TASK TO CARRY OUT: Everything from the line containing "Generate a LaTeX" through the line containing "(dat) at (5.90,2.61)" must be quoted exactly; everything else is left out.

— BEGIN ITEMS —

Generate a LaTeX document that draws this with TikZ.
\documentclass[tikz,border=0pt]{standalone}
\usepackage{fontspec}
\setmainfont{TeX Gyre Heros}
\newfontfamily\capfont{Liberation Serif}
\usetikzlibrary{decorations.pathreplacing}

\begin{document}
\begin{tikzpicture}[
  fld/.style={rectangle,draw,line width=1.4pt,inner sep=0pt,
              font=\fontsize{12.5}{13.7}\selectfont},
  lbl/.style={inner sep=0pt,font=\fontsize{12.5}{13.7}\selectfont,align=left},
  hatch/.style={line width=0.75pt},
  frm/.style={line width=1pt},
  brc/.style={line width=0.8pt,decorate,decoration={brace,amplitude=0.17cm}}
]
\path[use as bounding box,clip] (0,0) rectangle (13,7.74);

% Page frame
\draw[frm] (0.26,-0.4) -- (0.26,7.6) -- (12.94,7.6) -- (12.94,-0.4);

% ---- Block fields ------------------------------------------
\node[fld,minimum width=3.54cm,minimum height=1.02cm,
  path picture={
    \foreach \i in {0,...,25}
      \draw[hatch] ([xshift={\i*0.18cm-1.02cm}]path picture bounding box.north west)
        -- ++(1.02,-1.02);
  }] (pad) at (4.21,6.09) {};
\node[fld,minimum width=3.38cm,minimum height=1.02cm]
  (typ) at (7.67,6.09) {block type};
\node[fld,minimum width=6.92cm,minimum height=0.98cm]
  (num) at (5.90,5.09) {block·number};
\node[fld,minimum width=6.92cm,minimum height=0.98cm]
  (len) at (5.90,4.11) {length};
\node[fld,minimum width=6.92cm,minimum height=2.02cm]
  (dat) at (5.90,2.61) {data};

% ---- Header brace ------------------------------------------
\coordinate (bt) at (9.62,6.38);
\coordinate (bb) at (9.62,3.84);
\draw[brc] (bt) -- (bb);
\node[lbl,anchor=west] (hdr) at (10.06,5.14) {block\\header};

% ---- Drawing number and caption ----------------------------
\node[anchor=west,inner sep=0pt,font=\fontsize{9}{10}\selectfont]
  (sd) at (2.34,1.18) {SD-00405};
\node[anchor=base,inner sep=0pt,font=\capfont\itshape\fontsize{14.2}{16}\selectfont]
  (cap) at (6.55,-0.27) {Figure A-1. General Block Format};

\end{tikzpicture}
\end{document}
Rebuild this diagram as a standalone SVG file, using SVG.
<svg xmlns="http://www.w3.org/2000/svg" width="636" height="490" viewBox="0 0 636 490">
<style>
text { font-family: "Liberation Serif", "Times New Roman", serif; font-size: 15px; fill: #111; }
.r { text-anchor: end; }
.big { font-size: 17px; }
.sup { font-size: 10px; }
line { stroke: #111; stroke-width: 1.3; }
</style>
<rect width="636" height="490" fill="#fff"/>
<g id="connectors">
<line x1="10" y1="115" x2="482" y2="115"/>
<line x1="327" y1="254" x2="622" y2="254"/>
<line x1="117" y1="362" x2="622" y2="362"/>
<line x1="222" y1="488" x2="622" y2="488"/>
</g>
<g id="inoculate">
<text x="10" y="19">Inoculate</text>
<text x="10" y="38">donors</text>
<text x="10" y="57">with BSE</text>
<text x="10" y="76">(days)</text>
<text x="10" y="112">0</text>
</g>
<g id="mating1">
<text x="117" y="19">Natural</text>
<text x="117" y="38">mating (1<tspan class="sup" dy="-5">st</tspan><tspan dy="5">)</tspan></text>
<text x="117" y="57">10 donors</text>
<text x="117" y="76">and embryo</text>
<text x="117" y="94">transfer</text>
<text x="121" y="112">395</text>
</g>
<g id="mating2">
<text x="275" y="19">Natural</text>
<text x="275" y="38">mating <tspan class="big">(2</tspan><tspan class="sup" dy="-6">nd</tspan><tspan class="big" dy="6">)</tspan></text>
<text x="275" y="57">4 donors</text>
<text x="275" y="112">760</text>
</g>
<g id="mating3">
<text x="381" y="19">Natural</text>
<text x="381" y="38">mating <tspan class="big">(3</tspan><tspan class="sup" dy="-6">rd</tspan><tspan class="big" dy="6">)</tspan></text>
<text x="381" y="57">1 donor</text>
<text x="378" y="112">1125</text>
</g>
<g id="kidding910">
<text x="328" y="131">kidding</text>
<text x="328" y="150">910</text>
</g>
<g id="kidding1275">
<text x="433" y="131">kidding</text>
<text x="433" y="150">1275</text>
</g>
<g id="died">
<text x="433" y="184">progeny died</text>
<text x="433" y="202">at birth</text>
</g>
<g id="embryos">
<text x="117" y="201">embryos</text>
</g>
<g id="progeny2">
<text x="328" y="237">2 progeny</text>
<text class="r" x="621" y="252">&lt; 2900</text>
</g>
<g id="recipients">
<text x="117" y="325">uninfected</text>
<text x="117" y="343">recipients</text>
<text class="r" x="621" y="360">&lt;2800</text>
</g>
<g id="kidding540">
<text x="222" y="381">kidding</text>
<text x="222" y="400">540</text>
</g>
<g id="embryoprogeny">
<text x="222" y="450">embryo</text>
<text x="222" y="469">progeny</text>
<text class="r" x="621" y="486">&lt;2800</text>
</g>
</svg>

— END ITEMS —
— BEGIN ITEMS —

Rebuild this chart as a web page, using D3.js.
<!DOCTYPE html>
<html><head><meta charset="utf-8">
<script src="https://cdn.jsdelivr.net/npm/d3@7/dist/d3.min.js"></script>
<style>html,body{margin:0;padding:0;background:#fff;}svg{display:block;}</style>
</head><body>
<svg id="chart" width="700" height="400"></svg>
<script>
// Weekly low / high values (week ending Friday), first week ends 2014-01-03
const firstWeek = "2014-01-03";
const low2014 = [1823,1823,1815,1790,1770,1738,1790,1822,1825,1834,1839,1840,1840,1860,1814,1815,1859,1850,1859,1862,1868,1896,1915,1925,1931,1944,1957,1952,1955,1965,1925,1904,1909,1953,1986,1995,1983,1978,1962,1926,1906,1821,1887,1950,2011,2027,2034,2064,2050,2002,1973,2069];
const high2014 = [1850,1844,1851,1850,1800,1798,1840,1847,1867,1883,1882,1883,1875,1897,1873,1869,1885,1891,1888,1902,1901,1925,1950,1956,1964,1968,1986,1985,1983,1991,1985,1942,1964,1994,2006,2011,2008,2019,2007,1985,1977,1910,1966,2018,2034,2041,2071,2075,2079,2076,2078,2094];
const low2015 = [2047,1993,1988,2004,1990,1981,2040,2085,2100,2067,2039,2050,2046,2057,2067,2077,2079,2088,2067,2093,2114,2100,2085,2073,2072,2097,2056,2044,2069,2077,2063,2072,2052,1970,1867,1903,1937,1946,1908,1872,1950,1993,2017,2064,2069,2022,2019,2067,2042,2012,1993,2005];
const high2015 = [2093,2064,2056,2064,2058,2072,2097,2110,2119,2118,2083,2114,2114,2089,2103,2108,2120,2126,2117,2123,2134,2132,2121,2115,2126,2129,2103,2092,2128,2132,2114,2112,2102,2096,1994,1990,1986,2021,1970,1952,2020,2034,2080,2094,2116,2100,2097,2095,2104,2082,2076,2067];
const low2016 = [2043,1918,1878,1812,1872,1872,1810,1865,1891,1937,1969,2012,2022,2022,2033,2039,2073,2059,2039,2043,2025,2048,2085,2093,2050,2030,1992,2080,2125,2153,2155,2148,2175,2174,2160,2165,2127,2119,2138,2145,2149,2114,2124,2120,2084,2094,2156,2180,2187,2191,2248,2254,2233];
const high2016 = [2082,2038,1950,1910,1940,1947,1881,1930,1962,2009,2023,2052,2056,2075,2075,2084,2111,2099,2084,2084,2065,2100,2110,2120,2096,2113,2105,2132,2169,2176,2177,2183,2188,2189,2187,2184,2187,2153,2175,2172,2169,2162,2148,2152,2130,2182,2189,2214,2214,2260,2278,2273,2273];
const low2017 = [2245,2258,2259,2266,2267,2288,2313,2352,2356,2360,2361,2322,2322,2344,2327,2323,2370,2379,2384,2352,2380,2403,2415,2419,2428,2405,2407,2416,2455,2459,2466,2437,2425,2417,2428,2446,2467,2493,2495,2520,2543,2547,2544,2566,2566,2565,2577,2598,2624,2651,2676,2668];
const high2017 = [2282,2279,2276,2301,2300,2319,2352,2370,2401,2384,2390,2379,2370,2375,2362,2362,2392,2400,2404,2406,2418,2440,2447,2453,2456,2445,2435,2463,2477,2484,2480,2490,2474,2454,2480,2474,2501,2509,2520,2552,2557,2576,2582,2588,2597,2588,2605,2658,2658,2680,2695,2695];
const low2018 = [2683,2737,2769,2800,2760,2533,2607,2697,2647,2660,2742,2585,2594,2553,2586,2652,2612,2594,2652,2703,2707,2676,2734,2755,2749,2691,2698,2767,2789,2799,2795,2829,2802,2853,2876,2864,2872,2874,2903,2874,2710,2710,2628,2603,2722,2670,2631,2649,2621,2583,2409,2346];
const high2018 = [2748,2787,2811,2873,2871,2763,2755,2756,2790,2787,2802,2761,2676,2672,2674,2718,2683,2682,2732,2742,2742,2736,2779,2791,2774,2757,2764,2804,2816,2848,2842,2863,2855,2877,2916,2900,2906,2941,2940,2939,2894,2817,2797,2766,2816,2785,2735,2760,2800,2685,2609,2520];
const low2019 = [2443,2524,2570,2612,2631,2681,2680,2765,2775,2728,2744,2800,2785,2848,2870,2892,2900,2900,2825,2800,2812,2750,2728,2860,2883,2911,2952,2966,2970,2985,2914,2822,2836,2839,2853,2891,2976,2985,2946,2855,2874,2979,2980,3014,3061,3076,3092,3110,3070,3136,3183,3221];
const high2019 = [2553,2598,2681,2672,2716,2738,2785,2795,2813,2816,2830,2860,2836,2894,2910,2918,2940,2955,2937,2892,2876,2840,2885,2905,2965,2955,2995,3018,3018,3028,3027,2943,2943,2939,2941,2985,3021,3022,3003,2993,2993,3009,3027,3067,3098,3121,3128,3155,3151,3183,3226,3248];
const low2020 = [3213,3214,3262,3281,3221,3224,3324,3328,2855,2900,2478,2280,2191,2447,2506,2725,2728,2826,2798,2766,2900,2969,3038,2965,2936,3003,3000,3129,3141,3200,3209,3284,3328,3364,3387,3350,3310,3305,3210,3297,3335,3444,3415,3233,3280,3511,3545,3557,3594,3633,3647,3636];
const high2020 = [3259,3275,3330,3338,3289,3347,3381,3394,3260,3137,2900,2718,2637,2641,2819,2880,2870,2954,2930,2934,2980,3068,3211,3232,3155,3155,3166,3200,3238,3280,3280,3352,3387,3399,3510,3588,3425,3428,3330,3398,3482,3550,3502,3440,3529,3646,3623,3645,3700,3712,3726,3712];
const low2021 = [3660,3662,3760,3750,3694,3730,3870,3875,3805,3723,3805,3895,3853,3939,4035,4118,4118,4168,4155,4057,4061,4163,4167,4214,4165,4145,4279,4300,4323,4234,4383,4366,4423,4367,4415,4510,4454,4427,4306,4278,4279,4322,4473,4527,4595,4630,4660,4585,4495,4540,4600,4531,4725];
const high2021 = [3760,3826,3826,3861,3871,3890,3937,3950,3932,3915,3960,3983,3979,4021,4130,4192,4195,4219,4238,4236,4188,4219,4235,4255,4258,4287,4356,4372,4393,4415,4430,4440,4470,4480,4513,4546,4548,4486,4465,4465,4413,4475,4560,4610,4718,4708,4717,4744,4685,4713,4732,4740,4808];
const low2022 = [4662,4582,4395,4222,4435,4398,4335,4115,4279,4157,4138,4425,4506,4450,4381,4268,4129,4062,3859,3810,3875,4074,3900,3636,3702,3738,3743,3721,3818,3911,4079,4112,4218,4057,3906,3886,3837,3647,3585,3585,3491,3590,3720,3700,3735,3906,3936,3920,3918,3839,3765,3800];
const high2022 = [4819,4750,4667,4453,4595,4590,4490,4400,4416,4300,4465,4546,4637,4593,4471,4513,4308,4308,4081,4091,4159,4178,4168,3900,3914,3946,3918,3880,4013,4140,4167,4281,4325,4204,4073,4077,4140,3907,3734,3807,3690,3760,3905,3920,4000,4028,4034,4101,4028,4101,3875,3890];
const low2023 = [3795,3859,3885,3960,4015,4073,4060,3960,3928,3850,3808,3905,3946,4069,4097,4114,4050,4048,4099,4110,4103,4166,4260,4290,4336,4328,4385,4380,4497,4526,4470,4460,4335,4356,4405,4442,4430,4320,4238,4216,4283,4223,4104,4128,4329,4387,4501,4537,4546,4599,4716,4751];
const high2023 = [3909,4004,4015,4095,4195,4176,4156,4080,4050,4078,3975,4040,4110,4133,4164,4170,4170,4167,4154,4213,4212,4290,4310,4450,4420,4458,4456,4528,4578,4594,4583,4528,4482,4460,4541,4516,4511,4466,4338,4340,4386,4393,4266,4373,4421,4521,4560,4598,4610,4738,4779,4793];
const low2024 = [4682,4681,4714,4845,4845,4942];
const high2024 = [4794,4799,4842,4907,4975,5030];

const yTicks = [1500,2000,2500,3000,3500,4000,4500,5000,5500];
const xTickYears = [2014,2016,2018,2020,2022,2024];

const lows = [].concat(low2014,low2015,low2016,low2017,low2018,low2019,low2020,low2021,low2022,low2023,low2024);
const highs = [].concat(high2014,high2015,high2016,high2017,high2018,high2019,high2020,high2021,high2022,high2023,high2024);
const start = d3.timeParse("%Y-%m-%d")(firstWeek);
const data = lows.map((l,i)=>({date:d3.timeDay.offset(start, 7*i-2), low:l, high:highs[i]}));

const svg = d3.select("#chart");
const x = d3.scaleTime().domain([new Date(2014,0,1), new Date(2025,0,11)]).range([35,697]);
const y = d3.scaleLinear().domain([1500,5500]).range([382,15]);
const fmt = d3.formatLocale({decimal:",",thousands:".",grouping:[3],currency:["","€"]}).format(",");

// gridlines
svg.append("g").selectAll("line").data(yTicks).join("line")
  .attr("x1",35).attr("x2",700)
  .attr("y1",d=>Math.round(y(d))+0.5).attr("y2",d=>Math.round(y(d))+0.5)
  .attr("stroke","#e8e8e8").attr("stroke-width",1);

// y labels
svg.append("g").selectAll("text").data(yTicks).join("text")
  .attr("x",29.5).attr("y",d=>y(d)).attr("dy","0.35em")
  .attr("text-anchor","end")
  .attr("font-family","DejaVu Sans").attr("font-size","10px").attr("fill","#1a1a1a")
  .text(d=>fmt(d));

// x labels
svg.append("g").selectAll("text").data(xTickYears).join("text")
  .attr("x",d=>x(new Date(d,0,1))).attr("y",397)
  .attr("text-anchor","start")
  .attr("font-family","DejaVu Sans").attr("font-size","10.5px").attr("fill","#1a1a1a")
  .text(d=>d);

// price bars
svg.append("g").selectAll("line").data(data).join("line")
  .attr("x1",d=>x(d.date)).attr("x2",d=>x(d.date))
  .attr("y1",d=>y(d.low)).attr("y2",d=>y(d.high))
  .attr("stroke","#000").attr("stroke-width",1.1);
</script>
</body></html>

— END ITEMS —

SOLUTION FOR THIS EXERCISE:
Generate a LaTeX document that draws this with TikZ.
\documentclass[tikz,border=0pt]{standalone}
\usepackage{fontspec}
\setmainfont{TeX Gyre Heros}
\newfontfamily\capfont{Liberation Serif}
\usetikzlibrary{decorations.pathreplacing}

\begin{document}
\begin{tikzpicture}[
  fld/.style={rectangle,draw,line width=1.4pt,inner sep=0pt,
              font=\fontsize{12.5}{13.7}\selectfont},
  lbl/.style={inner sep=0pt,font=\fontsize{12.5}{13.7}\selectfont,align=left},
  hatch/.style={line width=0.75pt},
  frm/.style={line width=1pt},
  brc/.style={line width=0.8pt,decorate,decoration={brace,amplitude=0.17cm}}
]
\path[use as bounding box,clip] (0,0) rectangle (13,7.74);

% Page frame
\draw[frm] (0.26,-0.4) -- (0.26,7.6) -- (12.94,7.6) -- (12.94,-0.4);

% ---- Block fields ------------------------------------------
\node[fld,minimum width=3.54cm,minimum height=1.02cm,
  path picture={
    \foreach \i in {0,...,25}
      \draw[hatch] ([xshift={\i*0.18cm-1.02cm}]path picture bounding box.north west)
        -- ++(1.02,-1.02);
  }] (pad) at (4.21,6.09) {};
\node[fld,minimum width=3.38cm,minimum height=1.02cm]
  (typ) at (7.67,6.09) {block type};
\node[fld,minimum width=6.92cm,minimum height=0.98cm]
  (num) at (5.90,5.09) {block·number};
\node[fld,minimum width=6.92cm,minimum height=0.98cm]
  (len) at (5.90,4.11) {length};
\node[fld,minimum width=6.92cm,minimum height=2.02cm]
  (dat) at (5.90,2.61) {data};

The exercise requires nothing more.